How can a stereo pair of figure-of-eight microphones invert the phase of a signal?
The classic coincident crossed pair stereo microphone configuration consists of two figure-of-eight mics mounted as close together as possible and angled at 90 degrees to each other.
One mic points to the left of the sound stage, the other to the right. When the recording is played back over conventionally-positioned stereo speakers, you will hear images of sounds coming from all points between the speakers, not just from the speakers themselves.
So imagine you are recording a radio drama using such a crossed pair of microphones only. The actors can move around freely in front of the mics, giving the recording a sense of space and movement.
But they can only remain in front of the mics. Imagine lines taped out on the studio floor extending directly outwards from the diaphragms of the mics, both at the front and the back. The studio floor will have an enormous X laid out.
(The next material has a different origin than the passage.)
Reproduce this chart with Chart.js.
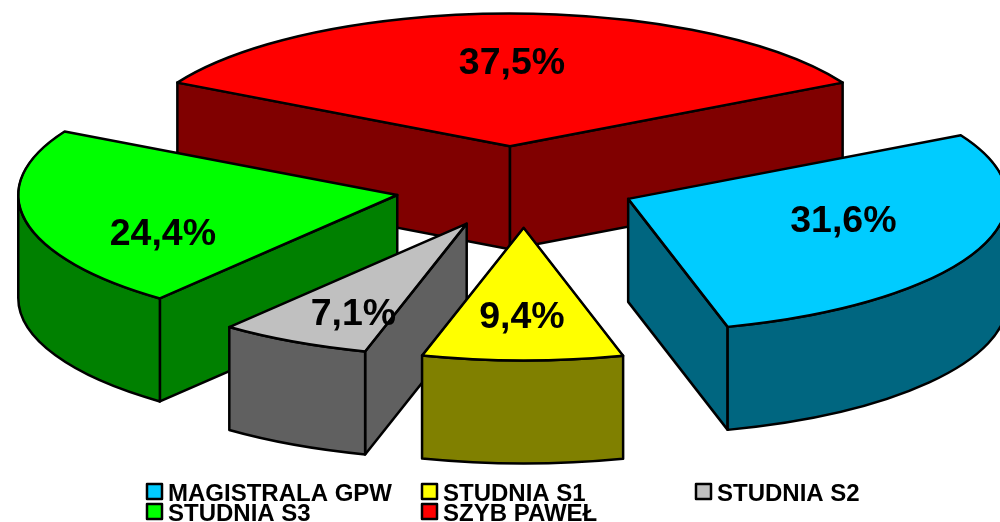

If the actors remain in the upper quadrant of the X, the stereo image will be good. In fact they can also perform in the lower quadrant of the X. When played back over speakers, they will sound exactly as though they were in front of the mics, since figure-of-eight microphones are bi-directional.
But if they go into either of the side quadrants, there is a problem.
An actor in the left quadrant will cause the diaphragm of the left mic to vibrate from the front. At the same time, he or she will cause the diaphragm of the right mic to vibrate from the rear.
This produces signals that are opposite in phase. As one rises in voltage, the other falls.
When reproduced on speakers, the cone of one speaker will push out while the other pulls in.
This in turn pushes against one ear drum and pulls on the other. There is nothing in nature that causes this effect, so the brain has no way of making sense of it and it sounds really odd.
Signals that are out of phase in this way are always to be avoided.